Hill was an aide to former national security adviser John Bolton and stressed that she is “nonpartisan” and has worked under Republican and Democratic presidents.

“I would ask that you please not promote politically driven falsehoods that so clearly advance Russian interests,” Hill said in prepared opening remarks to the House Intelligence Committee.

She warned that Russia is gearing up to intervene again in the 2020 U.S. election: “We are running out of time to stop them.”

Trump has told others testifying in the inquiry that Ukraine tried to “take me down” in the 2016 election and.

“I have no interest in advancing the outcome of your inquiry in any particular direction, except toward the truth,” Hill said.

But she said the conclusion by U.S. intelligence agencies that Russia meddled in the U.S. election “is beyond dispute.”

She said, “I refuse to be part of an effort to legitimize an alternative narrative that the Ukrainian government is a U.S. adversary, and that Ukraine — not Russia — attacked us in 2016,” she said.

Trump as well as Republicans on the panel, including ranking GOP Rep. Devin Nunes of California, continue to advance the idea that Russian interference was a “hoax,” and that it was Ukraine that was trying to swing the election, part of a desperate effort by Democrats to stop Trump’s presidency.

“That is the Democrats’ pitiful legacy,” Nunes said in his opening remarks. He called it all part of the same effort, from “the Russia hoax” to the “shoddy sequel of the impeachment inquiry.”

The witnesses testifying publicly have all previously appeared for private depositions, most having received subpoenas compelling their testimony.

Holmes, speaking about the July 26 call between Trump and Sondland, the day after the president’s call with Zelenskiy, has told investigators he heard Trump ask, “So he’s going to do the investigation?”

According to Holmes, Sondland replied that Zelenskiy “will, quote, ‘do anything you ask him to.’”

Hill said national security adviser John Bolton told her separately he didn’t want to be involved in any “drug deal” Sondland and Trump’s acting White House chief of staff Mick Mulvaney were cooking up over the Ukrainian investigations Trump wanted.

Sondland, a wealthy hotelier and donor to Trump’s inauguration, appeared before lawmakers Wednesday in a marathon session.

He declared that Trump and Giuliani explicitly sought a “quid pro quo” with Ukraine, leveraging an Oval Office visit for political investigations of Democrats.

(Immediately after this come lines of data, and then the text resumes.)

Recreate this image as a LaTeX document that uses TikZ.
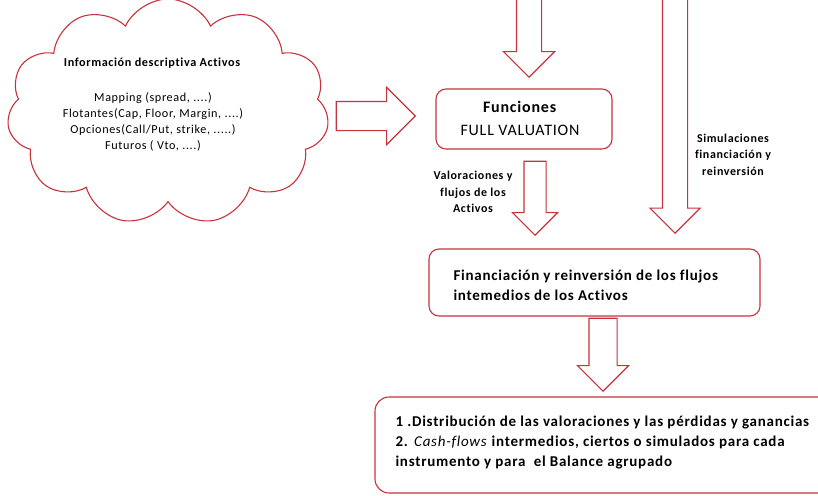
\documentclass[tikz,border=0pt]{standalone}
\usepackage{fontspec}
\setmainfont{Carlito}[LetterSpace=5,Ligatures=NoCommon]
\usetikzlibrary{shapes.symbols,shapes.arrows}
\definecolor{boxred}{RGB}{200,50,60}

\begin{document}
\begin{tikzpicture}[x=1pt,y=-1pt,line width=1.1pt,
  box/.style={draw=boxred,rounded corners=10pt,fill=white,inner sep=0pt},
  bigarrow/.style={single arrow,draw=boxred,fill=white,inner xsep=0pt,single arrow head indent=0pt,anchor=tip},
  downarrow/.style={bigarrow,rotate=-90},
  note/.style={font=\bfseries\fontsize{12}{16.5}\selectfont,align=center,inner sep=0pt}]
\clip (0,0) rectangle (818,495);
% left cloud
\node [cloud,cloud puffs=11,cloud puff arc=130,cloud ignores aspect,draw=boxred,minimum width=322pt,minimum height=226pt](info) at (168,112) {};
\node [font=\bfseries\fontsize{12.2}{16}\selectfont,inner sep=0pt](infotitle) at (152,63) {Información descriptiva Activos};
\node [font=\fontsize{12.2}{16}\selectfont,align=center,inner sep=0pt](infolist) at (153,122) {Mapping (spread, ....)\\Flotantes(Cap, Floor, Margin, ....)\\Opciones(Call/Put, strike, .....)\\Futuros ( Vto, ....)};
% arrows
\node [downarrow,minimum height=79pt,inner ysep=12pt,single arrow head extend=13pt](toparrow) at (529,78) {};
\node [bigarrow,minimum height=79pt,inner ysep=14pt,single arrow head extend=14pt](inarrow) at (416,116) {};
\node [downarrow,minimum height=74pt,inner ysep=10.5pt,single arrow head extend=11.5pt](valarrow) at (535,236) {};
\node [downarrow,minimum height=235pt,inner ysep=12pt,single arrow head extend=12.5pt](simarrow) at (675,234) {};
\node [downarrow,minimum height=73pt,inner ysep=13.5pt,single arrow head extend=11.5pt](outarrow) at (603,392) {};
% boxes
\node [box,minimum width=176pt,minimum height=60pt](fv) at (524,119) {};
\node [font=\fontsize{16}{23}\selectfont,align=center,inner sep=0pt](fvtext) at (520,118.5) {\textbf{Funciones}\\FULL VALUATION};
\node [box,minimum width=331pt,minimum height=67pt](fin) at (594.5,282.5) {};
\node [font=\bfseries\fontsize{15}{20}\selectfont,align=left,inner sep=0pt,anchor=west](fintext) at (453,285) {Financiación y reinversión de los flujos\\intemedios de los Activos};
\node [box,rounded corners=14pt,minimum width=480pt,minimum height=96pt](res) at (615,445) {};
\node [font=\bfseries\fontsize{15}{20}\selectfont,align=left,inner sep=0pt,anchor=west](restext) at (395,443) {1 .Distribución de las valoraciones y las pérdidas y ganancias\\2. \textmd{\itshape Cash-flows} intermedios, ciertos o simulados para cada\\instrumento y para\ \ el Balance agrupado};
% labels of the arrows
\node [note](valtext) at (473,192) {Valoraciones y\\flujos de los\\Activos};
\node [note](simtext) at (733,154.5) {Simulaciones\\financiación y\\reinversión};
\end{tikzpicture}
\end{document}
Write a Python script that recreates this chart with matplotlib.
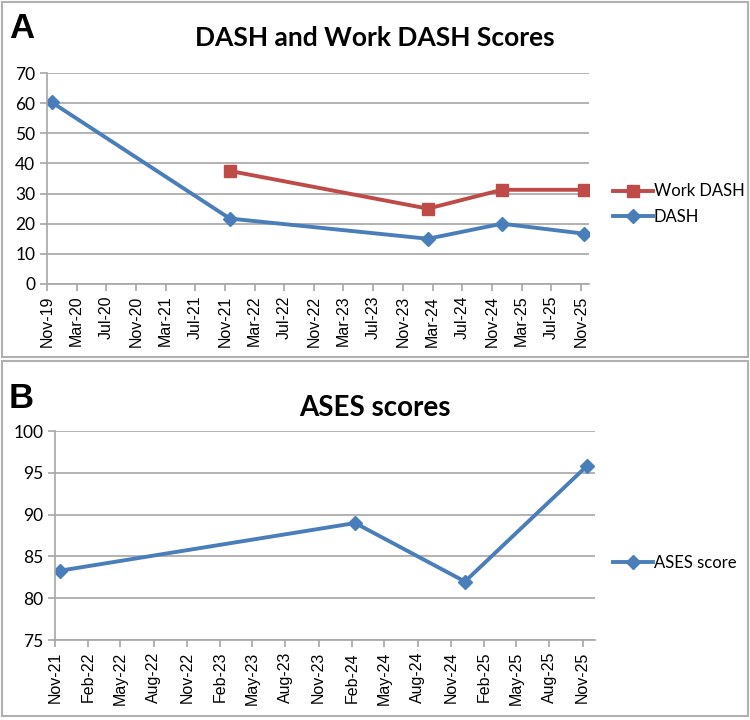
import matplotlib
matplotlib.use("Agg")
import matplotlib.pyplot as plt
from matplotlib.patches import Rectangle
import pandas as pd

# data
dash_dates = ["2019-11-20", "2021-11-20", "2024-02-10", "2024-12-10", "2025-11-10"]
dash_scores = [60.3, 21.7, 15.0, 20.0, 16.7]
work_dates = ["2021-11-20", "2024-02-10", "2024-12-10", "2025-11-10"]
work_scores = [37.5, 25.0, 31.25, 31.25]
ases_dates = ["2021-11-15", "2024-02-10", "2024-12-10", "2025-11-12"]
ases_scores = [83.3, 89.0, 82.0, 95.8]

blue = "#4A7EBB"
red = "#BE4B48"
grid = "#A6A6A6"
narrow = ["Lato", "DejaVu Sans"]
plt.rcParams["font.family"] = narrow

fig = plt.figure(figsize=(7.5, 7.2), dpi=100)

# panel borders
for y0, h in [(0.504, 0.493), (0.005, 0.494)]:
    fig.patches.append(Rectangle((0.003, y0), 0.994, h, transform=fig.transFigure,
                                 fill=False, edgecolor="#B0B0B0", lw=1.5))


def style_axes(ax, ticks):
    for s in ["top", "right"]:
        ax.spines[s].set_visible(False)
    for s in ["left", "bottom"]:
        ax.spines[s].set_color(grid)
        ax.spines[s].set_linewidth(1.2)
    ax.yaxis.grid(True, color=grid, lw=1.2)
    ax.set_axisbelow(True)
    ax.tick_params(axis="both", color=grid, length=5, width=1.2, direction="out")
    ax.tick_params(axis="y", labelsize=12.5)
    ax.set_xticks(ticks, ticks.strftime("%b-%y"))
    plt.setp(ax.get_xticklabels(), rotation=90, fontsize=11.5,
             family=["Liberation Sans", "DejaVu Sans"])


# panel A
ax1 = fig.add_axes([0.0627, 0.6056, 0.722, 0.293])
ax1.plot(pd.to_datetime(work_dates), work_scores, color=red, lw=2.8, marker="s",
         markersize=8.5, label="Work DASH")
ax1.plot(pd.to_datetime(dash_dates), dash_scores, color=blue, lw=2.8, marker="D",
         markersize=7, label="DASH")
ax1.set_ylim(0, 70)
ax1.set_yticks(range(0, 71, 10))
ax1.set_xlim(pd.Timestamp("2019-11-01"), pd.Timestamp("2025-11-30"))
style_axes(ax1, pd.date_range("2019-11-01", "2025-11-01", freq="4MS"))
ax1.legend(loc="center left", bbox_to_anchor=(0.806, 0.7167), bbox_transform=fig.transFigure,
           frameon=False, handlelength=2.4, handletextpad=0.05, labelspacing=0.55,
           borderpad=0, prop={"size": 12})
fig.text(0.5, 0.947, "DASH and Work DASH Scores", ha="center", va="center",
         fontsize=19, fontweight="bold")
fig.text(0.012, 0.96, "A", ha="left", va="center", fontsize=25, fontweight="bold",
         family="Liberation Sans")

# panel B
ax2 = fig.add_axes([0.0733, 0.111, 0.72, 0.2903])
ax2.plot(pd.to_datetime(ases_dates), ases_scores, color=blue, lw=2.8, marker="D",
         markersize=7, label="ASES score")
ax2.set_ylim(75, 100)
ax2.set_yticks(range(75, 101, 5))
ax2.set_xlim(pd.Timestamp("2021-11-01"), pd.Timestamp("2025-12-05"))
style_axes(ax2, pd.date_range("2021-11-01", "2025-11-01", freq="3MS"))
ax2.legend(loc="center left", bbox_to_anchor=(0.806, 0.218), bbox_transform=fig.transFigure,
           frameon=False, handlelength=2.4, handletextpad=0.05, borderpad=0,
           prop={"size": 12})
fig.text(0.5, 0.434, "ASES scores", ha="center", va="center",
         fontsize=20, fontweight="bold")
fig.text(0.012, 0.447, "B", ha="left", va="center", fontsize=25, fontweight="bold",
         family="Liberation Sans")

fig.savefig("out.png", dpi=100)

But he also came to believe the trade involved much more.

Sondland testified it was his understanding the president was holding up nearly $400 million in military aid, which Ukraine badly needs with an invading Russia on its border, in exchange for the country’s announcement of the investigations.

Later Wednesday, another witness undercut a main Republican argument — that Ukraine didn’t even realize the money was being held up. The Defense Department’s Laura Cooper testified that Ukrainian officials started asking about it on July 25, which was the day of Trump’s phone call with Zelenskiy, when he first asked for a “favor.”

In Moscow on Wednesday, Russian President Vladimir Putin said he was pleased that the “political battles” in Washington had overtaken the Russia allegations, which are supported by the U.S. intelligence agencies.

“Thank God,” Putin said, “no one is accusing us of interfering in the U.S. elections anymore. Now they’re accusing Ukraine.”